Syaikh Abdul Aziz bin Baz rahimahullah berkata, “Bukan termasuk manhaj salaf mengumumkan aib pemerintah dan menyebutkannya di atas mimbar, karena yang demikian dapat menimbulkan kekacauan, membuat manusia tidak mau mendengar dan taat kepada pemerintah dalam hal yang ma’ruf, serta dapat membawa kepada sikap menyelami hal yang membahayakan dan tidak bermanfaat. Cara yang diikuti di kalangan salaf adalah melakukan nasihat antara dia dengan pemerintah, menuliskan surat kepadanya, atau berkomunikasi dengan ulama yang dekat dengannya agar dapat membimbingnya kepada kebaikan. Demikian pula mengingkari kemungkaran dengan tanpa menyebutkan pelakunya, ia pun tetap mengingkari zina, khamr, dan riba, tanpa menyebutkan pelakunya. Sudah cukup mengingkari kemaksiatan dan memperingatkannya tanpa perlu menyebutkan bahwa si fulan yang melakukannya, baik pemerintah maupun selainnya. Oleh karenanya, ketika terjadi fitnah pada masa Utsman, maka sebagian manusia berkata kepada Usamah bin Zaid radhiyallahu ‘anhu, “Mengapa engkau tidak mengingkari sikap Utsman?” Usamah berkata, “Apakah aku akan mengingkarinya di hadapan manusia? Aku hanya mengingkarinya sebatas antara aku dengannya, dan aku tidak akan membuka pintu keburukan di hadapan manusia.” Tetapi ketika mereka membuka pintu keburukan di zaman Utsman radhiyallahu ‘anhu, dan mengingkari Utsman secara terang-terangan, maka sempurnalah fitnah, peperangan, dan kerusakan dimana manusia mengikutinya terus sampai sekarang, sehingga terjadilah fitnah antara Mu’awiyah dengan Ali, terbunuhnya Utsman dan Ali karena sebab-sebab itu, bahkan sampai terbunuh para sahabat dalam jumlah besar dan lainnya karena sebab mengingkari secara terang-terangan dan menyebutkan aib secara terang-terangan yang membuat manusia membenci pemimpinnya dan sampai membunuhnya, kita memohon kepada Allah pemeliharaan-Nya.” (Fatwa Syaikh Ibnu Baz pada bagian akhir risalah Huququr Raa’i war ra’iyyah karya Syaikh Ibnu Utsaimin hal. 27-28). 

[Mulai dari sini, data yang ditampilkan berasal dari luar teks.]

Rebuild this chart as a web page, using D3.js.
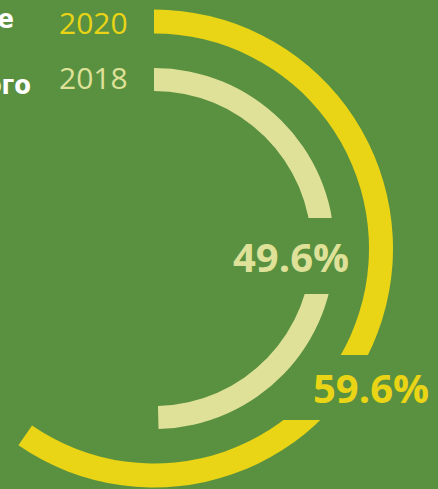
<!DOCTYPE html>
<html><head><meta charset="utf-8">
<script src="https://cdn.jsdelivr.net/npm/d3@7"></script>
<style>html,body{margin:0;padding:0;background:#5a9140;overflow:hidden}</style>
</head><body>
<script>
const years = ["2020", "2018"];
const values = [59.6, 49.6];
const sideLabels = ["е", "ого"];
const colors = ["#ead416", "#dfe199"];
const bg = "#5a9140";

const W = 438, H = 489;
const svg = d3.select("body").append("svg").attr("width", W).attr("height", H);
svg.append("rect").attr("width", W).attr("height", H).attr("fill", bg);

const cx = 154, cy = 248.5;
const angle = d3.scaleLinear().domain([0, 100]).range([0, 2 * Math.PI]);
const rings = [{outer: 239, inner: 215}, {outer: 180.5, inner: 157.5}];
const arc = d3.arc();

const valPos = [{x: 313, y: 403, rx: 274, ry: 355, rw: 164, rh: 65}, {x: 233, y: 272, rx: 222, ry: 218, rw: 135, rh: 76}];

// draw each ring, then its label mask and label (outer first so inner ring is not cut)
years.forEach((y, i) => {
  svg.append("path")
    .attr("transform", `translate(${cx},${cy})`)
    .attr("d", arc({innerRadius: rings[i].inner, outerRadius: rings[i].outer, startAngle: 0, endAngle: angle(values[i])}))
    .attr("fill", colors[i]);
  const p = valPos[i];
  svg.append("rect").attr("x", p.rx).attr("y", p.ry).attr("width", p.rw).attr("height", p.rh).attr("fill", bg);
  svg.append("text").attr("x", p.x).attr("y", p.y)
    .attr("font-family", "'Open Sans', sans-serif").attr("font-weight", 700)
    .attr("font-size", 40).attr("fill", colors[i]).text(values[i].toFixed(1) + "%");
});

// year labels
const yearY = [34, 89];
years.forEach((y, i) => {
  svg.append("text").attr("x", 59).attr("y", yearY[i])
    .attr("font-family", "'Open Sans', sans-serif").attr("font-weight", 400)
    .attr("font-size", 30).attr("fill", colors[i]).text(y);
});

// side labels (clipped at the left edge, as in the reference)
const sideX = [14, 31], sideY = [28, 94];
sideLabels.forEach((s, i) => {
  svg.append("text").attr("x", sideX[i]).attr("y", sideY[i]).attr("text-anchor", "end")
    .attr("font-family", "'Liberation Sans Narrow', 'DejaVu Sans Condensed', sans-serif").attr("font-weight", 700)
    .attr("font-size", 27).attr("fill", "#ffffff").text(s);
});
</script>
</body></html>
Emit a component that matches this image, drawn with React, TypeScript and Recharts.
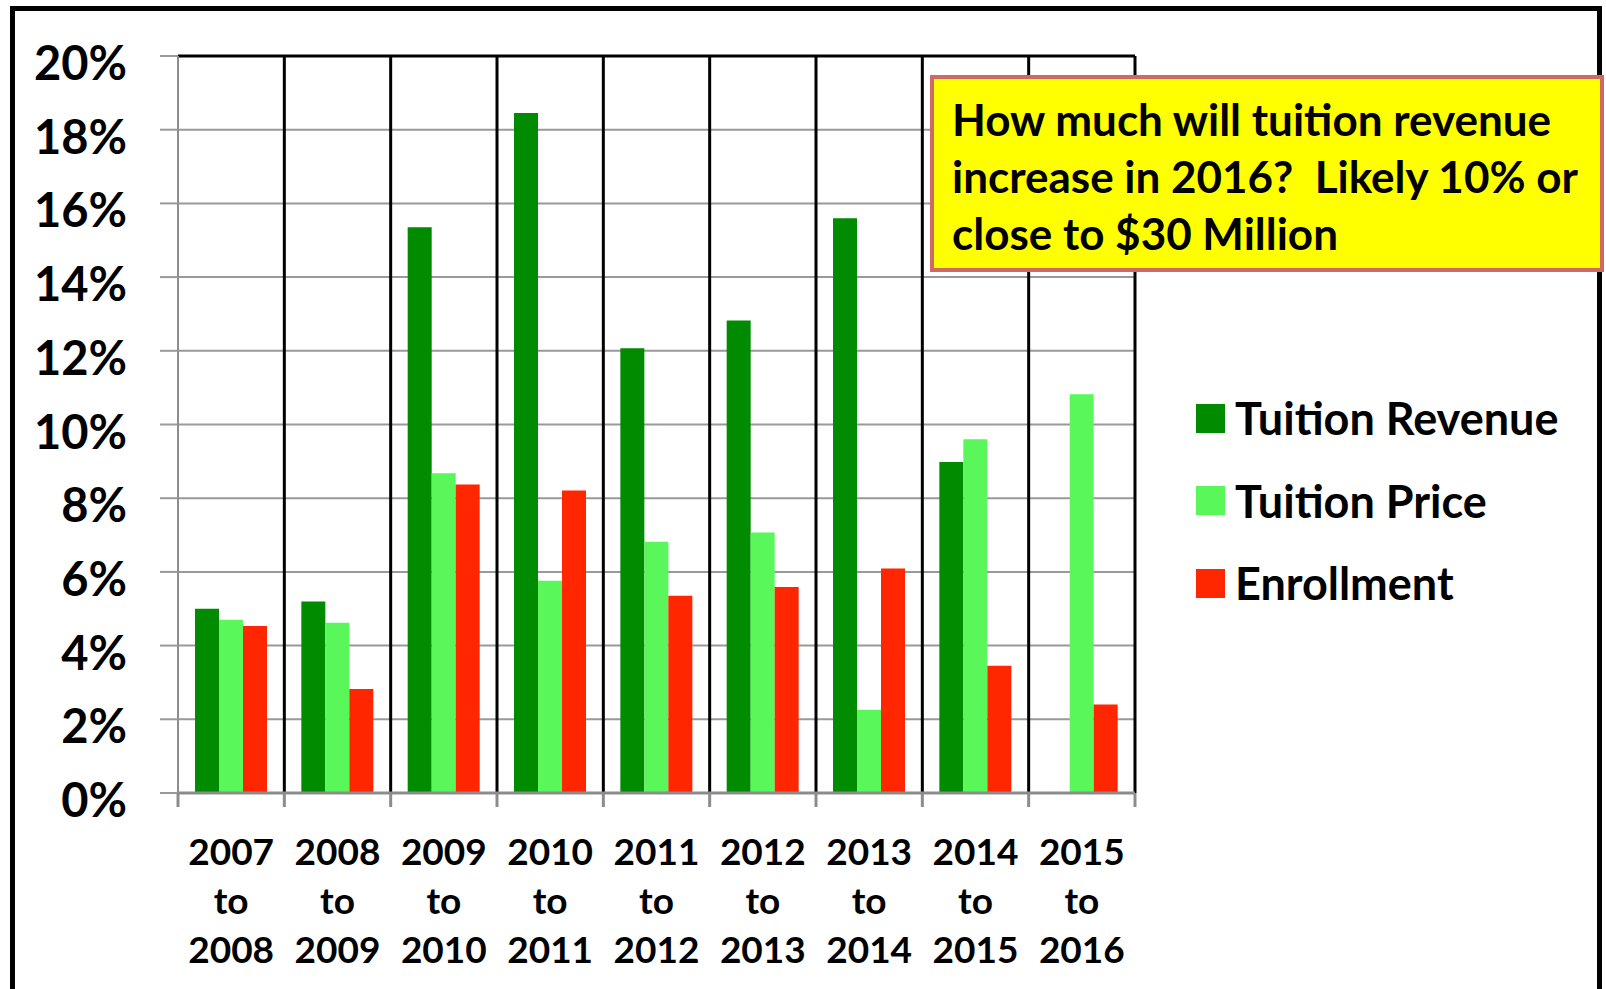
import React from "react";
import {
  BarChart,
  Bar,
  XAxis,
  YAxis,
  CartesianGrid,
  ReferenceLine,
} from "recharts";

const CATEGORIES = [
  "2007 to 2008",
  "2008 to 2009",
  "2009 to 2010",
  "2010 to 2011",
  "2011 to 2012",
  "2012 to 2013",
  "2013 to 2014",
  "2014 to 2015",
  "2015 to 2016",
];
const TUITION_REVENUE = [5.0, 5.2, 15.35, 18.45, 12.07, 12.82, 15.6, 8.98, null];
const TUITION_PRICE = [4.7, 4.62, 8.68, 5.76, 6.82, 7.07, 2.26, 9.6, 10.82];
const ENROLLMENT = [4.53, 2.82, 8.37, 8.21, 5.35, 5.59, 6.09, 3.45, 2.4];
const Y_TICKS = [0, 2, 4, 6, 8, 10, 12, 14, 16, 18, 20];

const SERIES = [
  { key: "revenue", name: "Tuition Revenue", color: "#008b00" },
  { key: "price", name: "Tuition Price", color: "#5af75a" },
  { key: "enrollment", name: "Enrollment", color: "#ff2600" },
];

const NOTE_LINES = [
  "How much will tuition revenue",
  "increase in 2016?  Likely 10% or",
  "close to $30 Million",
];

const FONT = "Lato, 'Open Sans', sans-serif";
const W = 1606;
const H = 989;
const PLOT_LEFT = 178;
const PLOT_RIGHT = 1135;
const BAND = (PLOT_RIGHT - PLOT_LEFT) / CATEGORIES.length;

const data = CATEGORIES.map((c, i) => ({
  label: c,
  revenue: TUITION_REVENUE[i],
  price: TUITION_PRICE[i],
  enrollment: ENROLLMENT[i],
}));

const YTick = ({ x, y, payload }: any) => (
  <text
    x={x}
    y={y + 6}
    textAnchor="end"
    dominantBaseline="central"
    fontFamily={FONT}
    fontWeight={700}
    fontSize={47}
    fill="#000"
  >
    {payload.value}%
  </text>
);

const XTick = ({ x, y, payload, index }: any) => {
  const words = String(payload.value).split(" ");
  return (
    <g>
      <line x1={x - BAND / 2} x2={x - BAND / 2} y1={y - 14} y2={y} stroke="#8c8c8c" strokeWidth={3} />
      {index === CATEGORIES.length - 1 && (
        <line x1={x + BAND / 2} x2={x + BAND / 2} y1={y - 14} y2={y} stroke="#8c8c8c" strokeWidth={3} />
      )}
      {words.map((w, i) => (
        <text
          key={i}
          x={x}
          y={y + 43 + i * 49}
          textAnchor="middle"
          dominantBaseline="central"
          fontFamily={FONT}
          fontWeight={700}
          fontSize={37}
          fill="#000"
        >
          {w}
        </text>
      ))}
    </g>
  );
};

export default function App() {
  return (
    <div
      style={{
        position: "absolute",
        left: 0,
        top: 0,
        width: W,
        height: H,
        overflow: "hidden",
        background: "#fff",
      }}
    >
      <div
        style={{
          position: "absolute",
          left: 10,
          top: 6,
          width: 1592,
          height: 1100,
          boxSizing: "border-box",
          border: "5px solid #000",
        }}
      />
      <div style={{ position: "absolute", left: 0, top: 0 }}>
        <BarChart
          width={W}
          height={H}
          data={data}
          margin={{ top: 56, right: W - PLOT_RIGHT, bottom: 46, left: 0 }}
          barCategoryGap="16%"
          barGap={0}
        >
          <CartesianGrid vertical={false} stroke="#999" strokeWidth={2} />
          <CartesianGrid
            horizontal={false}
            stroke="#000"
            strokeWidth={3}
            verticalCoordinatesGenerator={({ offset }: any) =>
              CATEGORIES.map((_, i) => offset.left + ((i + 1) * offset.width) / CATEGORIES.length)
            }
          />
          <XAxis
            dataKey="label"
            height={150}
            interval={0}
            tickLine={false}
            tickSize={14}
            tickMargin={0}
            axisLine={{ stroke: "#8c8c8c", strokeWidth: 3 }}
            tick={<XTick />}
          />
          <YAxis
            width={PLOT_LEFT}
            domain={[0, 20]}
            ticks={Y_TICKS}
            tickSize={18}
            tickMargin={33}
            tickLine={{ stroke: "#999", strokeWidth: 2 }}
            axisLine={{ stroke: "#8c8c8c", strokeWidth: 2 }}
            tick={<YTick />}
          />
          <ReferenceLine y={20} stroke="#000" strokeWidth={3} />
          {SERIES.map((s) => (
            <Bar key={s.key} dataKey={s.key} name={s.name} fill={s.color} isAnimationActive={false} />
          ))}
        </BarChart>
      </div>
      <div
        style={{
          position: "absolute",
          left: 930,
          top: 75,
          width: 674,
          height: 197,
          boxSizing: "border-box",
          background: "#ffff00",
          border: "4px solid #cf6a62",
          padding: "12px 0 0 18px",
          fontFamily: FONT,
          fontWeight: 700,
          fontSize: 44,
          lineHeight: "57px",
          color: "#000",
          whiteSpace: "pre",
        }}
      >
        {NOTE_LINES.map((l, i) => (
          <div key={i}>{l}</div>
        ))}
      </div>
      <div style={{ position: "absolute", left: 1196, top: 377 }}>
        {SERIES.map((s) => (
          <div
            key={s.key}
            style={{ display: "flex", alignItems: "center", height: 82.5 }}
          >
            <div style={{ width: 29, height: 29, background: s.color, marginRight: 10 }} />
            <span
              style={{ fontFamily: FONT, fontWeight: 700, fontSize: 45, color: "#000" }}
            >
              {s.name}
            </span>
          </div>
        ))}
      </div>
    </div>
  );
}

Wallahu a’lam wa shallallahu ‘alaa Nabiyyinaa Muhammad wa a’ala aalihi wa shahbihi wa sallam

Marwan bin Musa

Maraji’: Mu’amalatul Hukkam fii Dhau’il Kitab was Sunnah (Abdussalam bin Barjas), Minhajul Muslim (Abu Bakr Al Jaza’iriy),  Zhilaalul Jannah (M. Nashiruddin Al Albani), Maktabah Syamilah versi 3.45 dll.